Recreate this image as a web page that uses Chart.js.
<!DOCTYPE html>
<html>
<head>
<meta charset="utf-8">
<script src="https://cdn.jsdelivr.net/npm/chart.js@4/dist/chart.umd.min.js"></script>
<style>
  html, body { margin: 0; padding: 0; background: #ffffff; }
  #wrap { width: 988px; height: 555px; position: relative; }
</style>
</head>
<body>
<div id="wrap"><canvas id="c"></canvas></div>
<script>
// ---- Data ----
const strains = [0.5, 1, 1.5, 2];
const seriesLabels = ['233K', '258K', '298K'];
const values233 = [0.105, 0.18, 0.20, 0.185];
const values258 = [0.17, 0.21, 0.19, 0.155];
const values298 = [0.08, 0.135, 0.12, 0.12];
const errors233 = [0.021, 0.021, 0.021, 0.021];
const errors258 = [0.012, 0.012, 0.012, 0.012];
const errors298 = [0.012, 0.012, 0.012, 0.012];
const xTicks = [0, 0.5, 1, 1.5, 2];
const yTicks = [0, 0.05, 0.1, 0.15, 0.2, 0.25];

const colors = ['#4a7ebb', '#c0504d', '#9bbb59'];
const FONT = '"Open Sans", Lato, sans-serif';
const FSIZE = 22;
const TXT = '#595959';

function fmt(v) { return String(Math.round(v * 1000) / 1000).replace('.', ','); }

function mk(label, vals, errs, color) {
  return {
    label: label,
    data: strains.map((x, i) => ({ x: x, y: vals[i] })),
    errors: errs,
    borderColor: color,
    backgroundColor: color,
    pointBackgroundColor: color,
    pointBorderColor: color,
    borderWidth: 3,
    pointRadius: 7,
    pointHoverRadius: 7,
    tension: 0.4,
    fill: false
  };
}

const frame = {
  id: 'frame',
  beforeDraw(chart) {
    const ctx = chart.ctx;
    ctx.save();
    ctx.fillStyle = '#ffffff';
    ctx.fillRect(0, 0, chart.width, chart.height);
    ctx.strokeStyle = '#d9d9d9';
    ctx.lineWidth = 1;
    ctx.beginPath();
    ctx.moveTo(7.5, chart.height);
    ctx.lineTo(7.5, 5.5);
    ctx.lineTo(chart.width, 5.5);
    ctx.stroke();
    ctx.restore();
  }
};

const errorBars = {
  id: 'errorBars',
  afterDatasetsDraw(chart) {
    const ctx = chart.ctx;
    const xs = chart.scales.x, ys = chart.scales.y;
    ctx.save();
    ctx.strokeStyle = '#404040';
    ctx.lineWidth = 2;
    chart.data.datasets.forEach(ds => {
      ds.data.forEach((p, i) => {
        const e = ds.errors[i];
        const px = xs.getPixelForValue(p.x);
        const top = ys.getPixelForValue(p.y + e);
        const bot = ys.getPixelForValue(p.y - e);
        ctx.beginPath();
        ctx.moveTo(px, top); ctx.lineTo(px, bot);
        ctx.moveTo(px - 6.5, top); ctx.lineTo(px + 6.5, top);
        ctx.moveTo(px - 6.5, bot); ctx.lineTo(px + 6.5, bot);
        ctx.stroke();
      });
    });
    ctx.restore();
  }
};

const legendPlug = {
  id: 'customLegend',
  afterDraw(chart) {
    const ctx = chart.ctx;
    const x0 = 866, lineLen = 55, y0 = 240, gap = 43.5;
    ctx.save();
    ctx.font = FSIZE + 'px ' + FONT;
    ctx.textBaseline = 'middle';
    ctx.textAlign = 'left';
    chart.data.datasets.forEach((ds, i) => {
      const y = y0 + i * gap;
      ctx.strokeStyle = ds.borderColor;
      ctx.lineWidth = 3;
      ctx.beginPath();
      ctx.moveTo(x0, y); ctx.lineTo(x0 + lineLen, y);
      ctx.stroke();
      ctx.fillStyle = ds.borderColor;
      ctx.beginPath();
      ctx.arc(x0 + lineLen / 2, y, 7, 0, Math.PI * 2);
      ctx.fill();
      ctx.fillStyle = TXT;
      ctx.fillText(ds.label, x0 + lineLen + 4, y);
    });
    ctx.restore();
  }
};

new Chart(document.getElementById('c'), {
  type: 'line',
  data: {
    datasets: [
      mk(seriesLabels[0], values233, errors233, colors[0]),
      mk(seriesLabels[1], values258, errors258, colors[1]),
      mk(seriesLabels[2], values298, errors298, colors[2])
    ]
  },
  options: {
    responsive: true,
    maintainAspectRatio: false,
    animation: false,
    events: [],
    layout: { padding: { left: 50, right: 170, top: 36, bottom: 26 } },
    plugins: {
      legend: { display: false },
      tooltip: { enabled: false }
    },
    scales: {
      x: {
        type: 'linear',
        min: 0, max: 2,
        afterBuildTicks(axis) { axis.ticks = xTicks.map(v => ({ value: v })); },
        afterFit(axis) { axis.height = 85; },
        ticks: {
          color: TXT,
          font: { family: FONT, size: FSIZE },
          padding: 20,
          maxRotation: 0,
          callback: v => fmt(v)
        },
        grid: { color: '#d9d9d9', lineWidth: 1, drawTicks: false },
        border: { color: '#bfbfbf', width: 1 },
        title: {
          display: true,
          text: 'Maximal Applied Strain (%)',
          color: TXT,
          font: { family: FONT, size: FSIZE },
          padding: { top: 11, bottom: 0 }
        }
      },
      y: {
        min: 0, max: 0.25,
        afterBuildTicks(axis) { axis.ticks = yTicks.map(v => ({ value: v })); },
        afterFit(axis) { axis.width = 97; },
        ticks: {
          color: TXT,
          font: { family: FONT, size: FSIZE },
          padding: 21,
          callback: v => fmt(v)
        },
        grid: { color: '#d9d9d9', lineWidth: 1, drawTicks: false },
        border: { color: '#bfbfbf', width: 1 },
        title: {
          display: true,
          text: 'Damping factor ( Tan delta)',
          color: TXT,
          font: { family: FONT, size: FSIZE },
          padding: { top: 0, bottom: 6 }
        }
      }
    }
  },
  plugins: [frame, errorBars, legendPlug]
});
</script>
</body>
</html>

WHAT THE EXERCISE ASKS >> Look at the material above and copy, word for word, its lines from the first through the one containing "return String(Math.round(v *".

CORRECT RESPONSE >>
Recreate this image as a web page that uses Chart.js.
<!DOCTYPE html>
<html>
<head>
<meta charset="utf-8">
<script src="https://cdn.jsdelivr.net/npm/chart.js@4/dist/chart.umd.min.js"></script>
<style>
  html, body { margin: 0; padding: 0; background: #ffffff; }
  #wrap { width: 988px; height: 555px; position: relative; }
</style>
</head>
<body>
<div id="wrap"><canvas id="c"></canvas></div>
<script>
// ---- Data ----
const strains = [0.5, 1, 1.5, 2];
const seriesLabels = ['233K', '258K', '298K'];
const values233 = [0.105, 0.18, 0.20, 0.185];
const values258 = [0.17, 0.21, 0.19, 0.155];
const values298 = [0.08, 0.135, 0.12, 0.12];
const errors233 = [0.021, 0.021, 0.021, 0.021];
const errors258 = [0.012, 0.012, 0.012, 0.012];
const errors298 = [0.012, 0.012, 0.012, 0.012];
const xTicks = [0, 0.5, 1, 1.5, 2];
const yTicks = [0, 0.05, 0.1, 0.15, 0.2, 0.25];

const colors = ['#4a7ebb', '#c0504d', '#9bbb59'];
const FONT = '"Open Sans", Lato, sans-serif';
const FSIZE = 22;
const TXT = '#595959';

function fmt(v) { return String(Math.round(v * 1000) / 1000).replace('.', ','); }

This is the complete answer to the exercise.